Goal: Count every line where "this" occurs. Give the total alone.

Input rows:

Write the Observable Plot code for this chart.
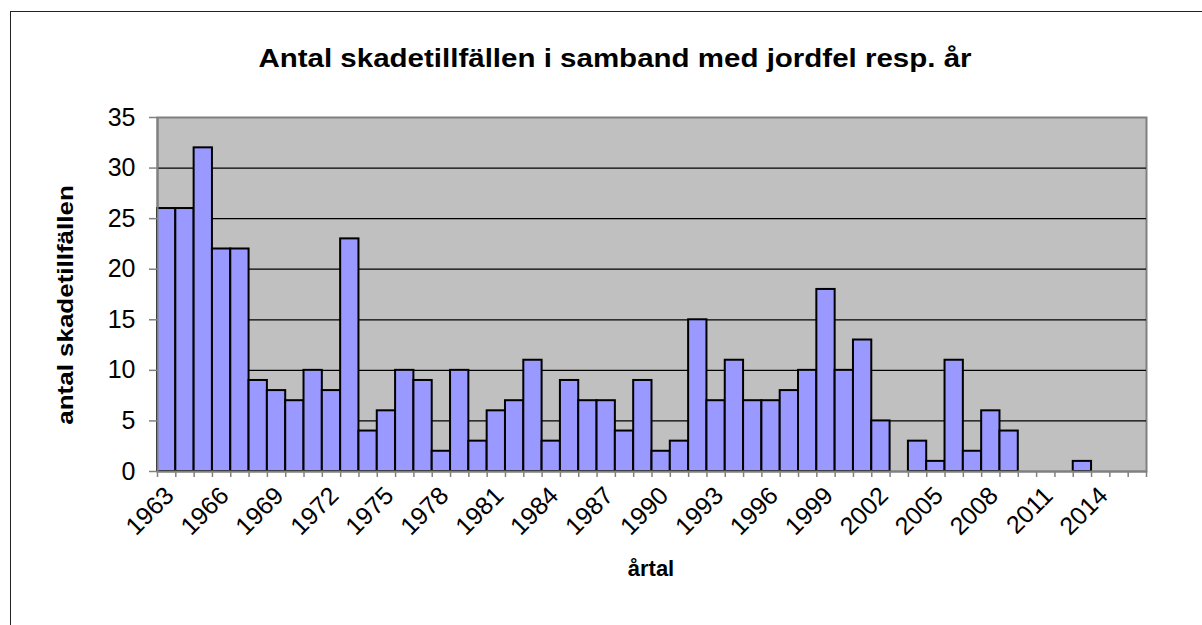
<!DOCTYPE html>
<html>
<head>
<meta charset="utf-8">
<script src="https://cdn.jsdelivr.net/npm/d3@7"></script>
<script src="https://cdn.jsdelivr.net/npm/@observablehq/plot@0.6"></script>
<style>
  html, body { margin: 0; padding: 0; width: 1202px; height: 625px; overflow: hidden; background: #fff; }
  #frame { position: absolute; left: 10px; top: 11px; width: 1300px; height: 700px; border: 1px solid #222; box-sizing: border-box; }
  #chart { position: absolute; left: 0; top: 0; }
  .lbl { position: absolute; font-family: "Liberation Sans", Arial, sans-serif; font-weight: bold; color: #000; white-space: nowrap; }
  #title { left: 615px; top: 44px; font-size: 25px; transform: translateX(-50%) scaleX(1.18); }
  #xlabel { left: 651px; top: 556px; font-size: 22px; transform: translateX(-50%); }
  #ylabel { left: 66px; top: 305px; font-size: 22px; transform: translate(-50%, -50%) rotate(-90deg) scaleX(1.18); }
</style>
</head>
<body>
<div id="frame"></div>
<div id="chart"></div>
<div id="title" class="lbl">Antal skadetillfällen i samband med jordfel resp. år</div>
<div id="ylabel" class="lbl">antal skadetillfällen</div>
<div id="xlabel" class="lbl">årtal</div>
<script>
const years = [1963,1964,1965,1966,1967,1968,1969,1970,1971,1972,1973,1974,1975,1976,1977,1978,1979,1980,1981,1982,1983,1984,1985,1986,1987,1988,1989,1990,1991,1992,1993,1994,1995,1996,1997,1998,1999,2000,2001,2002,2003,2004,2005,2006,2007,2008,2009,2010,2011,2012,2013,2014,2015,2016];
const counts = [26,26,32,22,22,9,8,7,10,8,23,4,6,10,9,2,10,3,6,7,11,3,9,7,7,4,9,2,3,15,7,11,7,7,8,10,18,10,13,5,0,3,1,11,2,6,4,0,0,0,1,0,0,0];
const yTicks = [0,5,10,15,20,25,30,35];
const yGrid = [5,10,15,20,25,30];
const xTickLabels = [1963,1966,1969,1972,1975,1978,1981,1984,1987,1990,1993,1996,1999,2002,2005,2008,2011,2014];

const data = years.map((y, i) => ({year: y, count: counts[i]}));
const boundaries = years.concat([years[years.length - 1] + 1]);

const chart = Plot.plot({
  width: 1202,
  height: 625,
  marginLeft: 157,
  marginRight: 56,
  marginTop: 117,
  marginBottom: 154,
  style: {fontFamily: "'Liberation Sans', Arial, sans-serif", color: "#000", background: "transparent", overflow: "visible"},
  x: {domain: [years[0], years[years.length - 1] + 1], axis: null},
  y: {domain: [0, 35], axis: null},
  marks: [
    Plot.frame({fill: "#c0c0c0", stroke: "#808080", strokeWidth: 2}),
    Plot.ruleY(yGrid, {stroke: "#000", strokeWidth: 1.2}),
    Plot.rectY(data.filter(d => d.count > 0), {x1: "year", x2: d => d.year + 1, y: "count", fill: "#9999ff", stroke: "#000", strokeWidth: 2}),
    Plot.ruleX([years[0]], {stroke: "#808080", strokeWidth: 2}),
    Plot.ruleY([0], {stroke: "#808080", strokeWidth: 2}),
    Plot.axisY(yTicks, {anchor: "left", label: null, tickSize: 8, tickPadding: 14, fontSize: 25, stroke: "#808080", strokeWidth: 1.5, tickFormat: d => String(d)}),
    Plot.axisX(boundaries, {anchor: "bottom", label: null, tickSize: 6, tickPadding: 0, stroke: "#808080", strokeWidth: 1.5, tickFormat: () => ""}),
    Plot.axisX(xTickLabels.map(d => d + 0.5), {anchor: "bottom", label: null, tickSize: 0, tickPadding: 20, dx: 3, tickRotate: -45, fontSize: 25, tickFormat: d => String(d - 0.5)})
  ]
});
document.getElementById("chart").appendChild(chart);
</script>
</body>
</html>
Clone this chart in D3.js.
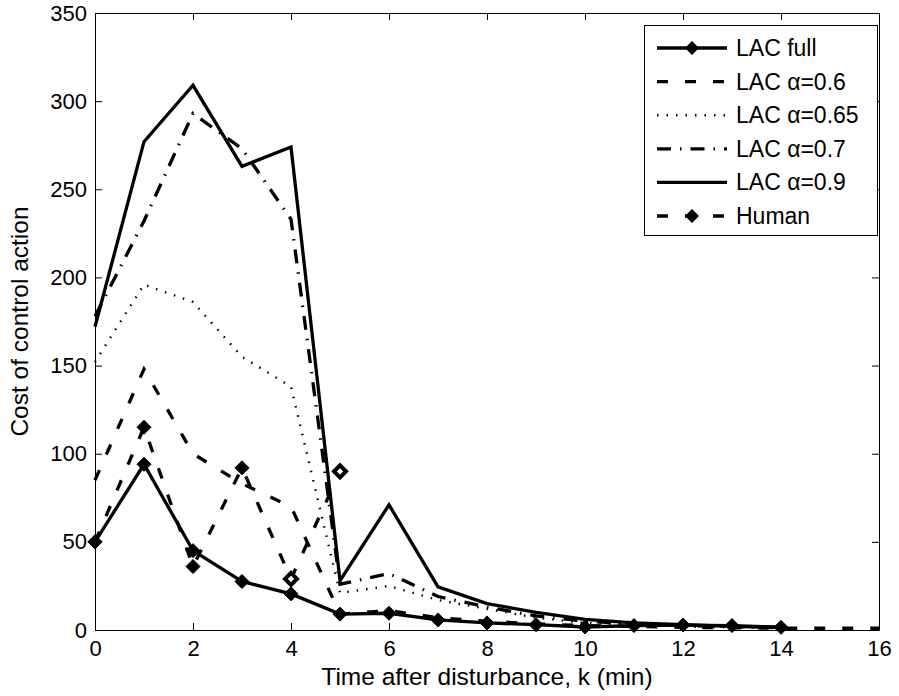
<html>
<head>
  <script src="https://d3js.org/d3.v7.min.js"></script>
<title>Cost of control action</title>
<style>
  body { margin: 0; background: #fff; }
  text { font-family: "Liberation Sans", Arial, Helvetica, sans-serif; fill: #000; }
</style>
</head>
<body>

<div id="chart"></div>

<script type="text/javascript">

// values, one entry per minute starting at k = 0
var lacFull = [50, 94, 45, 27.5, 20.5, 9, 9.5, 5.7, 4, 3, 1.7, 2.5, 2.8, 2.5, 1.5];
var lac060  = [85, 148, 100, 83, 70, 9, 11, 7, 5, 3.5, 2.5, 2, 1.5, 1.2, 1, 1, 1];
var lac065  = [152, 196, 186, 155, 138, 21, 25, 17, 12, 7, 4, 3, 2, 1.5, 1];
var lac070  = [178, 232, 293, 273, 233, 26, 32, 19, 13, 8, 5, 3.5, 2.5, 2, 1.5];
var lac090  = [172, 277, 309, 263, 274, 28, 71, 24.5, 15, 10, 6, 4, 3, 2, 1.5];
var human   = [50, 115, 36, 92, 29, 90];

var seriesNames = ["LAC full", "LAC \u03b1=0.6", "LAC \u03b1=0.65", "LAC \u03b1=0.7", "LAC \u03b1=0.9", "Human"];
var xTicks = [0, 2, 4, 6, 8, 10, 12, 14, 16];
var yTicks = [0, 50, 100, 150, 200, 250, 300, 350];

var W = 899, H = 696;
// (plotTop, not "top": that name is taken by window.top)
var plotLeft = 95, plotRight = 879, plotTop = 13, plotBottom = 630;

var svg = d3.select("#chart").append("svg")
  .attr("width", W).attr("height", H);

var x = d3.scaleLinear().domain([0, 16]).range([plotLeft, plotRight]);
var y = d3.scaleLinear().domain([0, 350]).range([plotBottom, plotTop]);

// axes with inward ticks on all four sides (matlab box style)
var tl = 7;
function styleAxis(g) {
  g.selectAll("path.domain").attr("stroke", "#000").attr("stroke-width", 1);
  g.selectAll(".tick line").attr("stroke", "#000").attr("stroke-width", 1);
  g.selectAll(".tick text").style("font-size", "22px")
    .style("font-family", "'Liberation Sans', Arial, sans-serif").attr("fill", "#000");
}
svg.append("g").attr("transform", "translate(0," + plotBottom + ")")
  .call(d3.axisBottom(x).tickValues(xTicks).tickSizeInner(-tl).tickSizeOuter(0).tickPadding(10))
  .call(styleAxis);
svg.append("g").attr("transform", "translate(0," + plotTop + ")")
  .call(d3.axisTop(x).tickValues(xTicks).tickSizeInner(-tl).tickSizeOuter(0).tickFormat(""))
  .call(styleAxis);
svg.append("g").attr("transform", "translate(" + plotLeft + ",0)")
  .call(d3.axisLeft(y).tickValues(yTicks).tickSizeInner(-tl).tickSizeOuter(0).tickPadding(8))
  .call(styleAxis);
svg.append("g").attr("transform", "translate(" + plotRight + ",0)")
  .call(d3.axisRight(y).tickValues(yTicks).tickSizeInner(-tl).tickSizeOuter(0).tickFormat(""))
  .call(styleAxis);

// axis titles
svg.append("text")
  .attr("x", (plotLeft + plotRight) / 2).attr("y", 685)
  .attr("text-anchor", "middle")
  .style("font-size", "24.5px")
  .text("Time after disturbance, k (min)");
svg.append("text")
  .attr("transform", "translate(28," + ((plotTop + plotBottom) / 2) + ") rotate(-90)")
  .attr("text-anchor", "middle")
  .style("font-size", "24.5px")
  .text("Cost of control action");

// line styles per series
var styles = [
  { dash: null,         width: 3.3, marker: true },
  { dash: "11,17",      width: 3.3, marker: false },
  { dash: "1.5,8",      width: 2.4, marker: false },
  { dash: "14,9,1.5,9", width: 3.3, marker: false },
  { dash: null,         width: 3.3, marker: false },
  { dash: "11,17",      width: 3.3, marker: true }
];
var allSeries = [lacFull, lac060, lac065, lac070, lac090, human];

var line = d3.line()
  .x(function (d, i) { return x(i); })
  .y(function (d) { return y(d); });

function diamond(s) {
  return "M0," + (-s) + "L" + s + ",0L0," + s + "L" + (-s) + ",0Z";
}

var plot = svg.append("g");
allSeries.forEach(function (vals, k) {
  var st = styles[k];
  plot.append("path")
    .attr("d", line(vals))
    .attr("fill", "none")
    .attr("stroke", "#000")
    .attr("stroke-width", st.width)
    .attr("stroke-linejoin", "miter")
    .attr("stroke-linecap", "butt")
    .attr("stroke-dasharray", st.dash);
  if (st.marker) {
    plot.selectAll(null)
      .data(vals)
      .enter()
      .append("path")
        .attr("transform", function (d, i) { return "translate(" + x(i) + "," + y(d) + ")"; })
        .attr("d", function (d, i) { return (k === 5 && i >= 4) ? diamond(6) : diamond(7); })
        // the last two human points show as open diamonds in the figure
        .attr("fill", function (d, i) { return (k === 5 && i >= 4) ? "#fff" : "#000"; })
        .attr("stroke", "#000")
        .attr("stroke-width", function (d, i) { return (k === 5 && i >= 4) ? 4 : 1; });
  }
});

// legend
var lg = svg.append("g");
lg.append("rect")
  .attr("x", 644.5).attr("y", 25.5)
  .attr("width", 233).attr("height", 210)
  .attr("fill", "#fff").attr("stroke", "#000").attr("stroke-width", 1);

var rowY = d3.scaleLinear().domain([0, 5]).range([48, 216]);
seriesNames.forEach(function (name, k) {
  var st = styles[k];
  var yy = rowY(k);
  lg.append("line")
    .attr("x1", 657).attr("x2", 727)
    .attr("y1", yy).attr("y2", yy)
    .attr("stroke", "#000")
    .attr("stroke-width", st.width)
    .attr("stroke-dasharray", st.dash);
  if (st.marker) {
    lg.append("path")
      .attr("transform", "translate(692," + yy + ")")
      .attr("d", diamond(7))
      .attr("fill", "#000");
  }
  lg.append("text")
    .attr("x", 736).attr("y", yy + 8)
    .style("font-size", "23px")
    .text(name);
});

</script>
</body>
</html>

Task response: 2